More and more schools have law enforcement in the hallways.
F. Chris Curran, assistant professor of public policy at the University of Maryland, Baltimore County, discusses how this affects schools during normal times.
I am an Assistant Professor of Public Policy at the University of Maryland, Baltimore County’s (UMBC) School of Public Policy. I conduct research on education policy with an emphasis on improving educational outcomes for underserved and disadvantaged youth. My research interests include school discipline, early elementary education, and teacher labor markets.
School Resource Officers and Discipline
Following recent school shootings, policymakers across the country have moved to increase law enforcement in schools. School resource officers or SROs may mitigate loss of life in an act of violence, but research raises concerns that they may also increase the use of exclusionary discipline practices like suspension.

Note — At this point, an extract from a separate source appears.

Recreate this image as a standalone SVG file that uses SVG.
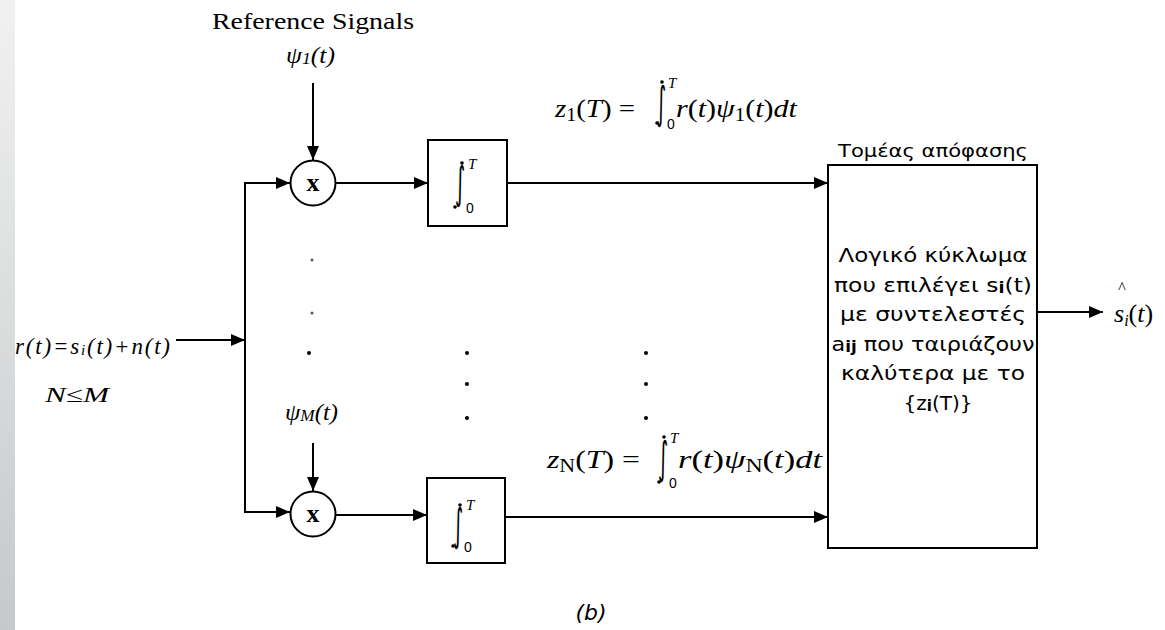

While the National Association of School Resource Officers recommends that SROs not be involved in formal discipline, research my colleagues and I have conducted suggests that “not being involved in discipline” may be in the eye of the beholder.
In our study’s schools, views of SROs’ involvement in discipline vary widely. In one district, over 90% of SROs and three quarters of principals report that SROs do not participate in discipline, yet more than 8 in 10 teachers and parents report that they do.
What explains these differences?
It turns out that “discipline” is understood differently by different individuals. We find that SROs often view verbally reprimanding a student or talking to a misbehaving student as a part of maintaining safety or an act of informal counseling, rather than discipline. In contrast, teachers may categorize such acts as discipline.
Such ambiguity means that SROs in our study varied in how they interpreted the district policy that they not discipline. For one SRO, verbally correcting a student running in the hall was “threading the lines of his job description” while for another doing so was simply acting as any adult would to ensure the student’s safety.
In some cases, we found that these differences resulted in tension between school personnel and SROs with regard to how an SRO should approach misbehavior. Furthermore, across the schools, these differences could alter the likelihood that a student experiences a disciplinary consequence.
As SROs expand to new settings, it is important for school and law enforcement leadership to consider the full range of SRO involvement in discipline. Broad policies stating that SROs should not be involved in discipline leave a lot of room for interpretation and, as our research shows, such interpretation may not be consistent across all stakeholders.